Adobe Research, in collaboration with Northwestern University, has developed a groundbreaking AI system called Sketch2Sound. This technology can transform simple vocal imitations and text descriptions into professional-grade sound effects, potentially revolutionizing the way sound design is done in the industry.
The system analyzes three key elements of the voice input: loudness, timbre (which determines the brightness of the sound), and pitch. It then combines these features with text descriptions to generate the desired sound.
Video: García et al., Adobe Research
What makes Sketch2Sound interesting is its ability to understand context. For example, if someone inputs "forest ambiance" and makes a short sound, the system automatically identifies that these sounds should be bird calls - without needing specific instructions.
The same intelligence applies to music. When creating a drum pattern, users can input "bass drum, snare drum" and then hum the rhythm with low and high tones. The system will automatically place the bass drum in the low range and the snare drum in the high range.
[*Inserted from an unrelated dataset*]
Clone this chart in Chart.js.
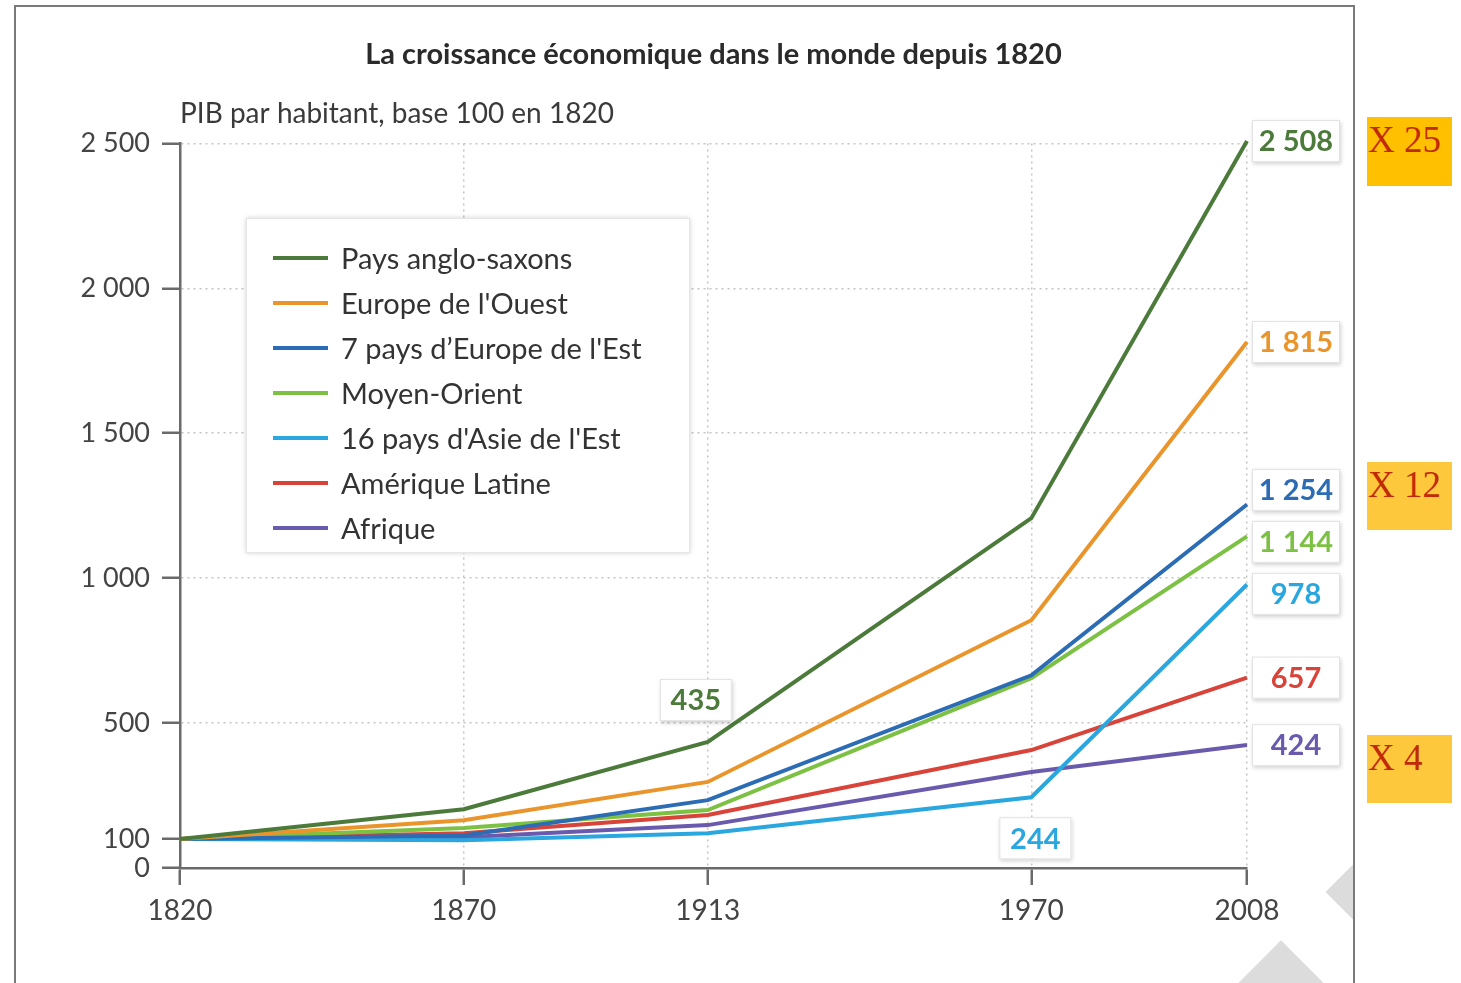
<!DOCTYPE html>
<html lang="fr">
<head>
<meta charset="utf-8">
<title>La croissance économique dans le monde depuis 1820</title>
<script src="https://cdn.jsdelivr.net/npm/chart.js@4.4.0/dist/chart.umd.min.js"></script>
<style>
  body { margin: 0; background: #fff; overflow: hidden; width: 1461px; height: 983px; position: relative; }
  #frame { position: absolute; left: 14px; top: 5px; width: 1337px; height: 1000px; border: 2px solid #7a7a7a; overflow: hidden; z-index: 0; }
  .wm { position: absolute; background: #dcdcdc; transform: rotate(45deg); }
  #chart { position: absolute; left: 0; top: 0; z-index: 1; }
  #legend { position: absolute; left: 246px; top: 218px; width: 444px; height: 335px; background: #fff;
            border: 1px solid #e6e6e6; box-shadow: 0 0 5px rgba(0,0,0,0.18); z-index: 2;
            box-sizing: border-box; padding-top: 16px; font-family: Lato, sans-serif; font-size: 29px; color: #333; }
  #legend .row { height: 45px; display: flex; align-items: center; }
  #legend .swatch { width: 55px; height: 4px; margin-left: 26px; margin-right: 13px; }
  .mult { position: absolute; left: 1367px; width: 85px; height: 68px; font-family: "Liberation Serif", "DejaVu Serif", serif;
          font-size: 37px; color: #c02a06; line-height: 46px; padding-left: 1px; box-sizing: border-box; z-index: 2; }
</style>
</head>
<body>
<div id="frame">
  <div class="wm" style="left:1324px; top:850px; width:70px; height:70px;"></div>
  <div class="wm" style="left:1220px; top:952px; width:90px; height:90px;"></div>
</div>
<canvas id="chart" width="1461" height="983"></canvas>
<div id="legend"></div>
<div class="mult" style="top:117px; height:69px; background:#ffc000;">X 25</div>
<div class="mult" style="top:462px; background:#fdc83c;">X 12</div>
<div class="mult" style="top:735px; background:#fdc83c;">X 4</div>
<script>
// PIB par habitant, base 100 en 1820
const years = [1820, 1870, 1913, 1970, 2008];
const seriesNames = ['Pays anglo-saxons', "Europe de l'Ouest", "7 pays d\u2019Europe de l'Est", 'Moyen-Orient',
                     "16 pays d'Asie de l'Est", 'Amérique Latine', 'Afrique'];
const seriesColors = ['#4b7a3a', '#ea952c', '#2c6cb4', '#7cc143', '#2aa7df', '#d8443a', '#6a5aae'];

const paysAngloSaxons = [100, 203, 435, 1207, 2508];
const europeOuest     = [100, 165, 297, 855, 1815];
const europeEst       = [100, 112, 234, 665, 1254];
const moyenOrient     = [100, 138, 200, 655, 1144];
const asieEst         = [100, 96, 120, 244, 978];
const ameriqueLatine  = [100, 120, 183, 407, 657];
const afrique         = [100, 106, 148, 331, 424];

const seriesValues = [paysAngloSaxons, europeOuest, europeEst, moyenOrient, asieEst, ameriqueLatine, afrique];

const xTicks = [1820, 1870, 1913, 1970, 2008];
const yTicks = [0, 100, 500, 1000, 1500, 2000, 2500];

// points with a value box inside the plot: [series index, year, side]
const callouts = [[0, 1913, 'above'], [4, 1970, 'below']];

const FONT = 'Lato, "Open Sans", sans-serif';
const fmt = v => String(v).replace(/\B(?=(\d{3})+(?!\d))/g, ' ');

function drawValueBox(ctx, cx, cy, w, h, text, color) {
  ctx.save();
  ctx.shadowColor = 'rgba(0,0,0,0.18)';
  ctx.shadowBlur = 4;
  ctx.shadowOffsetX = 1;
  ctx.shadowOffsetY = 2;
  ctx.fillStyle = '#fff';
  ctx.fillRect(cx - w / 2, cy - h / 2, w, h);
  ctx.restore();
  ctx.save();
  ctx.strokeStyle = '#e2e2e2';
  ctx.lineWidth = 1;
  ctx.strokeRect(cx - w / 2 + 0.5, cy - h / 2 + 0.5, w - 1, h - 1);
  ctx.fillStyle = color;
  ctx.font = 'bold 29px ' + FONT;
  ctx.textAlign = 'center';
  ctx.textBaseline = 'middle';
  ctx.fillText(text, cx, cy + 1);
  ctx.restore();
}

// value boxes at the end of each line, and the two callouts
const valueLabels = {
  id: 'valueLabels',
  afterDatasetsDraw(chart) {
    const ctx = chart.ctx;
    const items = chart.data.datasets.map((ds, i) => {
      const meta = chart.getDatasetMeta(i);
      const pt = meta.data[meta.data.length - 1];
      return { x: pt.x, y: pt.y, text: fmt(ds.data[ds.data.length - 1].y), color: ds.borderColor };
    }).sort((a, b) => a.y - b.y);
    const minGap = 52;
    for (let it = 0; it < 60; it++) {
      for (let i = 1; i < items.length; i++) {
        const gap = items[i].y - items[i - 1].y;
        if (gap < minGap) {
          const d = (minGap - gap) / 2;
          items[i - 1].y -= d;
          items[i].y += d;
        }
      }
    }
    items.forEach(it => drawValueBox(ctx, it.x + 49, it.y, 88, 42, it.text, it.color));

    callouts.forEach(([si, year, side]) => {
      const meta = chart.getDatasetMeta(si);
      const idx = years.indexOf(year);
      const pt = meta.data[idx];
      const ds = chart.data.datasets[si];
      const dy = side === 'above' ? -42 : 41;
      drawValueBox(ctx, pt.x + (side === 'above' ? -12 : 4), pt.y + dy, 72, 42, fmt(ds.data[idx].y), ds.borderColor);
    });
  }
};

const datasets = seriesNames.map((name, i) => ({
  label: name,
  data: years.map((yr, j) => ({ x: yr, y: seriesValues[i][j] })),
  borderColor: seriesColors[i],
  backgroundColor: seriesColors[i],
  borderWidth: 4,
  pointRadius: 0,
  tension: 0,
  fill: false,
  clip: false
}));

const chart = new Chart(document.getElementById('chart').getContext('2d'), {
  type: 'line',
  data: { datasets },
  options: {
    responsive: false,
    animation: false,
    layout: { padding: { left: 20, right: 214, top: 0, bottom: 0 } },
    plugins: {
      legend: { display: false },
      tooltip: { enabled: false },
      title: {
        display: true,
        text: 'La croissance économique dans le monde depuis 1820',
        fullSize: false,
        color: '#2a2a2a',
        font: { family: FONT, size: 29, weight: 'bold', lineHeight: 1.2 },
        padding: { top: 37, bottom: 0 }
      },
      subtitle: {
        display: true,
        text: 'PIB par habitant, base 100 en 1820',
        fullSize: false,
        align: 'start',
        color: '#3a3a3a',
        font: { family: FONT, size: 28, lineHeight: 1.2 },
        padding: { top: 25, bottom: 13 }
      }
    },
    scales: {
      x: {
        type: 'linear',
        min: 1820,
        max: 2008,
        afterBuildTicks: scale => { scale.ticks = xTicks.map(v => ({ value: v })); },
        afterFit: scale => { scale.height = 115; },
        ticks: {
          callback: v => String(v),
          color: '#444',
          font: { family: FONT, size: 28 },
          padding: 9,
          maxRotation: 0,
          autoSkip: false
        },
        grid: {
          color: ctx => (ctx.tick && ctx.tick.value === 1820) ? 'rgba(0,0,0,0)' : '#c4c4c4',
          lineWidth: 1.5,
          tickColor: '#6a6a6a',
          tickLength: 17,
          tickWidth: 2.5
        },
        border: { display: true, color: '#6a6a6a', width: 2.5, dash: [2, 4] }
      },
      y: {
        min: 0,
        max: 2500,
        afterBuildTicks: scale => { scale.ticks = yTicks.map(v => ({ value: v })); },
        afterFit: scale => { scale.width = 160; },
        ticks: {
          callback: v => fmt(v),
          color: '#444',
          font: { family: FONT, size: 27 },
          padding: 12,
          autoSkip: false
        },
        grid: {
          color: ctx => (ctx.tick && ctx.tick.value <= 100) ? 'rgba(0,0,0,0)' : '#c4c4c4',
          lineWidth: 1.5,
          tickColor: '#6a6a6a',
          tickLength: 18,
          tickWidth: 2.5
        },
        border: { display: true, color: '#6a6a6a', width: 2.5, dash: [2, 4] }
      }
    }
  },
  plugins: [valueLabels]
});

// legend built from the chart's datasets
const legend = document.getElementById('legend');
chart.data.datasets.forEach(ds => {
  const row = document.createElement('div');
  row.className = 'row';
  const sw = document.createElement('span');
  sw.className = 'swatch';
  sw.style.background = ds.borderColor;
  const label = document.createElement('span');
  label.textContent = ds.label;
  row.appendChild(sw);
  row.appendChild(label);
  legend.appendChild(row);
});
</script>
</body>
</html>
Providing Fine Control for Professionals
The research team has built in special filtering techniques that allow users to adjust the precision of the generated sounds. Sound designers can choose between precise, detailed control or a more relaxed, approximate method according to their needs.
This flexibility makes Sketch2Sound particularly valuable for sound designers (professionals who create sound effects for movies and television shows). They can create effects more quickly using voice and text descriptions instead of manipulating physical objects to produce sounds.
Researchers noted that the spatial audio characteristics of input recordings can sometimes affect the generated sounds in undesirable ways, but they are working to address this issue. Adobe has not yet announced when or if Sketch2Sound will become a commercial product.